Not only that, a Deaf ministry focused on numbers makes a ministry’s true health irrelevant. Deaf people tend to be guilty of this error more egregiously than their hearing counterparts. (Another way of saying egregious is the common Deaf expression, “Deaf FAMOUS for.”) Often you will find Deaf people asking the question, “How many?” regarding social and church events, wanting to know the numbers that showed. If the number is “disappointing,” it will not matter if that event/ministry/etc. is exactly what that Deaf person needs.

The reality is that very few Deaf churches have memberships greater than 30 to 50. Ours is pretty large, comparatively. Deaf “mega churches” like Brentwood Baptist Deaf Church in Nashville, TN (membership reportedly about 150) are rare. The average Deaf church likely has 15 to 25 members. Why don’t more Deaf attend Deaf churches? Probably because, as a rule, many like to go to interpreted ministries. They want to go to the local mega church or to a church with an interpreted ministry located close to their homes, or close to their social network. Or they may go to church with their hearing families, especially if their church has an interpreted ministry. They like being around numbers. Deaf-led churches are more commonly the exception to the rule. Our church could be considered a “Deaf mega church” here in Kentucky. Would that were the case!

A Deaf church focused on numbers is — as was skillfully put by a Deaf minister friend — “an inch deep and a mile wide.” In other words, numbers are unhealthy.

Categories: Commentary, Deaf Ministry
  1. Steve D
    April 13, 2007 at 2:16 pm

    Amen to that, bro! Too much focus on numbers will pull people away from the true meaning of church. if one is not willing to come to church and focus on worship, then whats the real purpose of coming to church for. Too many have come and questioned the size of the deaf group rather than focus on the deaf group’s relational output.

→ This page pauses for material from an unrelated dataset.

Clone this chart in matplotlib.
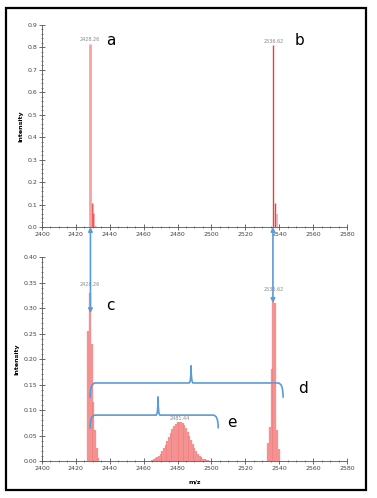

    Also, it seems that those who keep numbers as a priority tends to be one that will swell up in pride. Which aint too good. As a pastor once told me, “the numbers of the people that you helped become saved do not determine the numbers of blocks built around your mansion in heaven” Pretty much to the point!

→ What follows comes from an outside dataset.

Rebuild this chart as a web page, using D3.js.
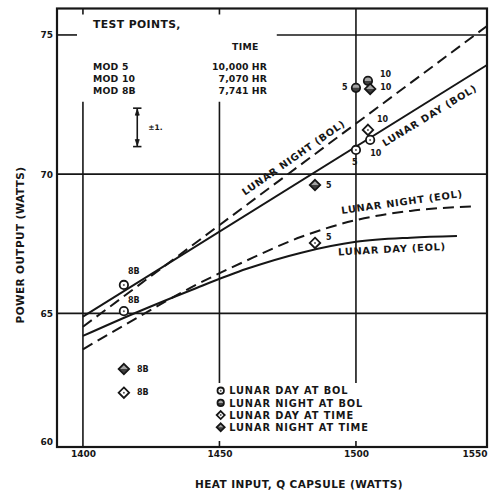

    BTW, Hey when are we going to get together soon for some lunch?

  2. G. F. McDowell
    April 13, 2007 at 11:56 pm

    I didn’t realize gossip was one of the peculiar challenges faced by deaf churches. What about them do you think makes them susceptible to that particular scheme of the devil?

  3. Steve D
    April 16, 2007 at 1:11 pm

    Well its probably the same in the “hearing world” those who gossip, tend to want attention or to make sure another’s role or reputation is not above their own. The Deaf world is so small that any form of story is of interest no matter if its true or not.

  4. Tee
    April 16, 2007 at 8:31 pm

    I would have to disagree with what Steve D says. Mostly because it’s not the same in the “hearing world”. In the “hearing world” the people are more mature in the emotional sense. All “hearing” people are in schools where they are around peers that are both younger and older then them. They see people change and they change to “go with the flow”. This is not the case with some the deaf people. Some deaf grows up but then are forever stuck in the teenage mindset. They don’t see themselves growing or achieving anything beyond their potential. Some deaf does grow up and achieve things. Those that does grow up are labeled as outcasts. Because then the “deaf” accuse them of trying to fit into the “hearing world”. When applying this to the deaf churches, those who achieve still wants to be among their deaf peers and learn more about God’s word with them. This tends to make the other deaf more suspicious and from there start the gossip mill. In regards to the whole numbers thing, you can’t just accuse the deaf for doing that. Hearing churches do the same thing. You have to look at the whole picture before someone exclaims “Your church is dying!”